Extract only the first line of the listing and every line after it up to and including the one with "const points = concentrations.map((c, i)". Omit the pictures.

-- Start of COLLECTED MATERIAL --

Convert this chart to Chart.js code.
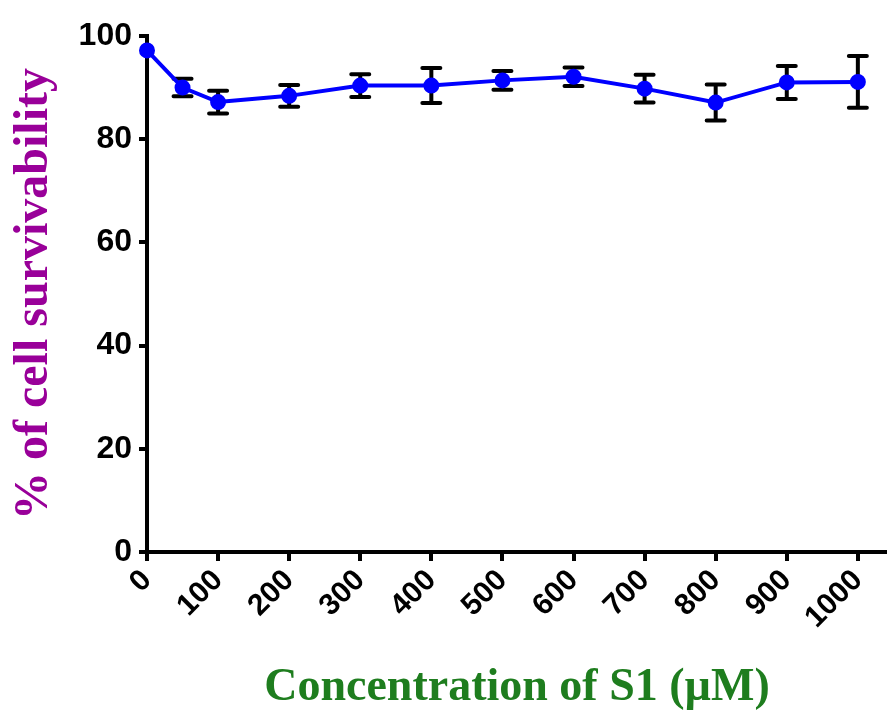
<!DOCTYPE html>
<html>
<head>
<meta charset="utf-8">
<script src="https://cdn.jsdelivr.net/npm/chart.js@4/dist/chart.umd.min.js"></script>
<style>
  html, body { margin: 0; padding: 0; background: #fff; }
  #wrap { width: 887px; height: 711px; }
</style>
</head>
<body>
<div id="wrap"><canvas id="chart" width="887" height="711"></canvas></div>
<script>
// concentrations (uM) and mean survivability with SD
const concentrations = [0, 50, 100, 200, 300, 400, 500, 600, 700, 800, 900, 1000];
const survivability = [97.2, 90.0, 87.2, 88.4, 90.4, 90.4, 91.4, 92.1, 89.8, 87.1, 91.0, 91.1];
const sdValues = [0, 1.7, 2.2, 2.1, 2.2, 3.4, 1.8, 1.8, 2.7, 3.5, 3.2, 5.0];
const xTickValues = [0, 100, 200, 300, 400, 500, 600, 700, 800, 900, 1000];
const yTickValues = [0, 20, 40, 60, 80, 100];

const points = concentrations.map((c, i) => ({ x: c, y: survivability[i] }));

// draws the +/- SD whiskers behind the line
const errorBars = {
  id: "errorBars",
  beforeDatasetsDraw(chart) {
    const { ctx, scales } = chart;
    ctx.save();
    ctx.strokeStyle = "#000";
    ctx.lineWidth = 4;
    ctx.lineCap = "round";
    concentrations.forEach((c, i) => {
      if (!sdValues[i]) return;
      const x = scales.x.getPixelForValue(c);
      const top = scales.y.getPixelForValue(survivability[i] + sdValues[i]);
      const bot = scales.y.getPixelForValue(survivability[i] - sdValues[i]);
      ctx.beginPath();
      ctx.moveTo(x, top); ctx.lineTo(x, bot);
      ctx.moveTo(x - 9, top); ctx.lineTo(x + 9, top);
      ctx.moveTo(x - 9, bot); ctx.lineTo(x + 9, bot);
      ctx.stroke();
    });
    ctx.restore();
  }
};

const tickFont = { family: "'Liberation Sans', Arial, sans-serif", size: 32, weight: "bold" };
const serif = "'Liberation Serif', 'Times New Roman', serif";

new Chart(document.getElementById("chart"), {
  type: "line",
  data: {
    datasets: [{
      data: points,
      borderColor: "#0000ff",
      backgroundColor: "#0000ff",
      borderWidth: 4,
      pointRadius: 6,
      pointHoverRadius: 6,
      tension: 0,
      clip: false
    }]
  },
  options: {
    responsive: false,
    animation: false,
    layout: { autoPadding: false, padding: { left: 6, top: 36, right: 0, bottom: 0 } },
    plugins: { legend: { display: false }, tooltip: { enabled: false } },
    scales: {
      x: {
        type: "linear",
        min: 0,
        max: 1041,
        afterBuildTicks(scale) { scale.ticks = xTickValues.map(v => ({ value: v })); },
        afterFit(scale) { scale.height = 159; scale.paddingRight = 0; },
        grid: { drawOnChartArea: false, color: "#000", lineWidth: 4, tickLength: 9 },
        border: { color: "#000", width: 4 },
        ticks: {
          color: "#000",
          font: { ...tickFont, size: 30 },
          minRotation: 45,
          maxRotation: 45,
          padding: 2,
          callback: v => String(v)
        },
        title: {
          display: true,
          text: "Concentration of S1 (\u00b5M)",
          color: "#1e7d1e",
          font: { family: serif, size: 46, weight: "bold", lineHeight: 1.0 },
          padding: { top: 0, bottom: 0 }
        }
      },
      y: {
        min: 0,
        max: 100,
        afterBuildTicks(scale) { scale.ticks = yTickValues.map(v => ({ value: v })); },
        afterFit(scale) { scale.width = 141; },
        grid: { drawOnChartArea: false, color: "#000", lineWidth: 4, tickLength: 8 },
        border: { color: "#000", width: 4 },
        ticks: { color: "#000", font: tickFont, padding: 7 },
        title: {
          display: true,
          text: "% of cell survivability",
          color: "#990099",
          font: { family: serif, size: 48, weight: "bold", lineHeight: 1.2 },
          padding: { top: 0, bottom: 0 }
        }
      }
    }
  },
  plugins: [errorBars]
});
</script>
</body>
</html>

-- End of COLLECTED MATERIAL --

[FINISHED TASK]
Convert this chart to Chart.js code.
<!DOCTYPE html>
<html>
<head>
<meta charset="utf-8">
<script src="https://cdn.jsdelivr.net/npm/chart.js@4/dist/chart.umd.min.js"></script>
<style>
  html, body { margin: 0; padding: 0; background: #fff; }
  #wrap { width: 887px; height: 711px; }
</style>
</head>
<body>
<div id="wrap"><canvas id="chart" width="887" height="711"></canvas></div>
<script>
// concentrations (uM) and mean survivability with SD
const concentrations = [0, 50, 100, 200, 300, 400, 500, 600, 700, 800, 900, 1000];
const survivability = [97.2, 90.0, 87.2, 88.4, 90.4, 90.4, 91.4, 92.1, 89.8, 87.1, 91.0, 91.1];
const sdValues = [0, 1.7, 2.2, 2.1, 2.2, 3.4, 1.8, 1.8, 2.7, 3.5, 3.2, 5.0];
const xTickValues = [0, 100, 200, 300, 400, 500, 600, 700, 800, 900, 1000];
const yTickValues = [0, 20, 40, 60, 80, 100];

const points = concentrations.map((c, i) => ({ x: c, y: survivability[i] }));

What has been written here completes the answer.